Selling your organs in the United States is illegal, not to mention extremely dangerous. Handing off an organ is risky enough when done in a top hospital, even more so if you’re doing it for cash in a back alley.

If you need cash, it's honestly safer and smarter to sell crack cocaine, which is by far the worst job in America.  

With Repo Men coming out in March and Turistas getting on regular play on Cinemax, I've become more and more intrigued by the mysterious world of organ trafficking.  Fortunately, Bjorn Carey of Popular Science has already done some research and has uncovered some startling results.  

In theory, there are some organs that one can live without, or for which there's a backup.  You can spare a kidney, a portion of their liver, a lung, some intestines, and an eyeball, and still live a long life.
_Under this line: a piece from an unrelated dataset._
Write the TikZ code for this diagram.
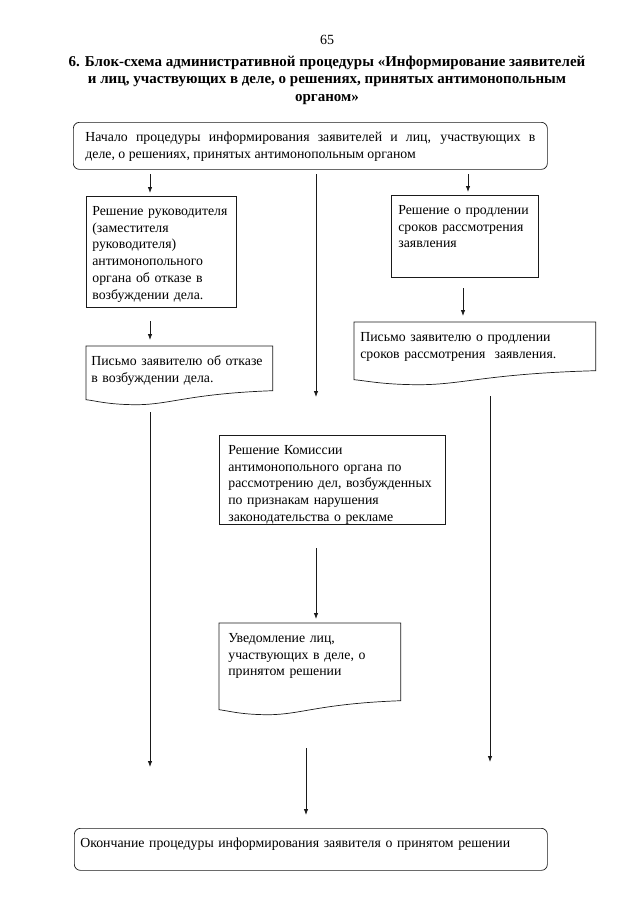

That said, donating a lung, a piece of liver, or a section of intestines is a very complicated surgery so it’s not done frequently on the black market.

Obviously there are no tax filings for the black market organ trade, but here are some prices based on rumored deals and reports from the World Heath Organization.  In India, a kidney fetches around $20,000.  In China, buyers will pay $40,000 or more.  But a good, healthy kidney from Israel goes for $160,000.

Unfortunately, you don't get to pocket all that dough, though.  “The person giving up the organ only gets a fraction of the fee,” says Sally Satel, a scholar at the American Enterprise Institute think tank who studies the prices paid by legal and illegal organ-donor operations.

After the organ broker takes his cut, he needs to pay for travel, the surgeon, medical supplies and a few “look-the-other-way” payoffs. Most people get $1,000 to $10,000 for their kidney (probably much less than you were hoping for).